続いては、同じグループの人が再度TOEICに挑戦した場合の例を考えてみよう。2回目のTOEIC受験を半年後に実施した結果、以下のようなテスト結果が得られた。

  • 「2回目のテスト結果」を追加した表

この2回目のデータについても、先ほどと同じ手順でヒストグラムを作成することが可能だ。「入力範囲」に「D3:D202」(2回目のテスト結果)を指定することに注意すれば、ほぼ同じ手順でヒストグラムを作成できる。

  • 「2回目のテスト結果」を基にヒストグラムを作成

このままでは比較しにくいので、グラフを1つにまとめてみよう。2回目のテスト結果の「頻度」のセル範囲を選択し、「Ctrl」+「C」キーでコピーする。

  • 2回目の「頻度」のデータをコピー

続いて、J4セルを選択し、先ほどコピーしたデータを「Ctrl」+「V」キーで貼り付ける。

  • 2回目の「頻度」のデータを貼り付け

これまでに作成した2つのヒストグラムは不要になるので、この時点で削除しておこう。その後、集計表の見た目を整え、「次の級」以外のセル範囲を選択して「集合縦棒」のグラフを作成する。

  • 集計表を整えて「集合縦棒」のグラフを作成

このように操作を進めていくと、1回目と2回目のテスト結果を比較したヒストグラムを作成できる。通常の棒グラフを作成する場合と同じ操作手順になるので、カスタマイズなども戸惑うことなく進められるだろう。

  • 1回目と2回目を比較したヒストグラム

このグラフ(ヒストグラム)を見ると、500点台、700点台、800点台の人が1回目よりも増加していることを確認できる。その一方で、200点台、300点台の人は減少している。全体的に見ると、「前回よりも高得点の人が多くなった」と考えられる。

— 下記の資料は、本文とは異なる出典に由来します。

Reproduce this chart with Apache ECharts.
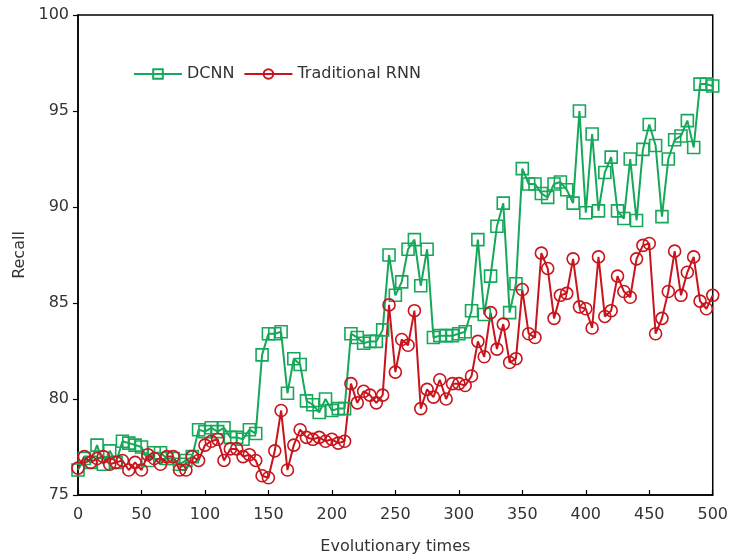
<!DOCTYPE html>
<html style="height: 100%">
<head>
    <meta charset="utf-8" />
    <title>Recall</title>
    <script type="text/javascript" src="https://cdn.jsdelivr.net/npm/echarts@6/dist/echarts.min.js"></script>
</head>
<body style="height: 100%; margin: 0; background: #fff">
<div id="chart" style="width: 731px; height: 560px"></div>
<script type="text/javascript">
      // evolutionary times 0..500, one point every 5
      var times = [];
      for (var t = 0; t <= 500; t += 5) times.push(t);

      var dcnn = [
        76.3, 76.9, 76.7, 77.6, 76.6, 77.3, 76.7, 77.8, 77.7, 77.6,
        77.5, 76.8, 77.2, 77.2, 76.9, 76.9, 76.6, 76.8, 77.0, 78.4,
        78.3, 78.5, 78.3, 78.5, 78.0, 78.0, 77.9, 78.4, 78.2, 82.3,
        83.4, 83.4, 83.5, 80.3, 82.1, 81.8, 79.9, 79.7, 79.3, 80.0,
        79.4, 79.5, 79.5, 83.4, 83.2, 82.9, 83.0, 83.0, 83.6, 87.5,
        85.4, 86.1, 87.8, 88.3, 85.9, 87.8, 83.2, 83.3, 83.3, 83.3,
        83.4, 83.5, 84.6, 88.3, 84.4, 86.4, 89.0, 90.2, 84.5, 86.0,
        92.0, 91.2, 91.2, 90.7, 90.5, 91.2, 91.3, 90.9, 90.2, 95.0,
        89.7, 93.8, 89.8, 91.8, 92.6, 89.8, 89.4, 92.5, 89.3, 93.0,
        94.3, 93.2, 89.5, 92.5, 93.5, 93.7, 94.5, 93.1, 96.4, 96.4,
        96.3
      ];
      var rnn = [
        76.4, 77.0, 76.7, 76.9, 77.0, 76.6, 76.7, 76.8, 76.3, 76.7,
        76.3, 77.1, 76.9, 76.6, 77.0, 77.0, 76.3, 76.3, 77.0, 76.8,
        77.6, 77.8, 77.9, 76.8, 77.4, 77.4, 77.0, 77.1, 76.8, 76.0,
        75.9, 77.3, 79.4, 76.3, 77.6, 78.4, 78.0, 77.9, 78.0, 77.8,
        77.9, 77.7, 77.8, 80.8, 79.8, 80.4, 80.2, 79.8, 80.2, 84.9,
        81.4, 83.1, 82.8, 84.6, 79.5, 80.5, 80.1, 81.0, 80.0, 80.8,
        80.8, 80.7, 81.2, 83.0, 82.2, 84.5, 82.6, 83.9, 81.9, 82.1,
        85.7, 83.4, 83.2, 87.6, 86.8, 84.2, 85.4, 85.5, 87.3, 84.8,
        84.7, 83.7, 87.4, 84.3, 84.6, 86.4, 85.6, 85.3, 87.3, 88.0,
        88.1, 83.4, 84.2, 85.6, 87.7, 85.4, 86.6, 87.4, 85.1, 84.7,
        85.4
      ];

      var green = "#16a85a";
      var red = "#c8141c";

      function pairs(vals) {
        return times.map(function (t, i) { return [t, vals[i]]; });
      }

      var myChart = echarts.init(document.getElementById("chart"));
      var txt = { color: "#333", fontSize: 16, fontFamily: "DejaVu Sans" };
      var option = {
        animation: false,
        backgroundColor: "#fff",
        grid: {
          left: 78, right: 18, top: 15, bottom: 64,
          show: true, borderColor: "#000", borderWidth: 1.5
        },
        legend: {
          left: 128, top: 61,
          itemWidth: 48, itemHeight: 12, itemGap: 9,
          textStyle: txt,
          data: ["DCNN", "Traditional RNN"]
        },
        xAxis: {
          type: "value", min: 0, max: 500, interval: 50,
          name: "Evolutionary times", nameLocation: "middle", nameGap: 44,
          nameTextStyle: txt,
          axisLine: { lineStyle: { color: "#000", width: 1.5 } },
          axisTick: { inside: true, length: 5, lineStyle: { color: "#000", width: 1.2 } },
          axisLabel: Object.assign({ margin: 12 }, txt),
          splitLine: { show: false }
        },
        yAxis: {
          type: "value", min: 75, max: 100, interval: 5,
          name: "Recall", nameLocation: "middle", nameGap: 50,
          nameTextStyle: txt,
          axisLine: { show: true, lineStyle: { color: "#000", width: 1.5 } },
          axisTick: { show: true, length: 5, lineStyle: { color: "#000", width: 1.2 } },
          axisLabel: Object.assign({ margin: 9 }, txt),
          splitLine: { show: false }
        },
        series: [
          {
            name: "DCNN", type: "line", data: pairs(dcnn),
            symbol: "rect", symbolSize: 12, showAllSymbol: true,
            lineStyle: { color: green, width: 2 },
            itemStyle: { color: "rgba(255,255,255,0)", borderColor: green, borderWidth: 1.6 }
          },
          {
            name: "Traditional RNN", type: "line", data: pairs(rnn),
            symbol: "circle", symbolSize: 12, showAllSymbol: true,
            lineStyle: { color: red, width: 2 },
            itemStyle: { color: "rgba(255,255,255,0)", borderColor: red, borderWidth: 1.6 }
          }
        ]
      };
      myChart.setOption(option);
    </script>
</body>
</html>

このように、「数値データの分布」を比較するときにもヒストグラムは有益なグラフとなる。このグラフをもとに「英語学習の成果が得られた」と判断することも不可能ではないはずだ。1回目と2回目の平均値を比べる方法でもある程度は傾向を把握できるが、グラフ(ヒストグラム)があった方が説得力は増す、と思われる。そのためにも、ヒストグラムの作成方法をよく研究しておくとよい。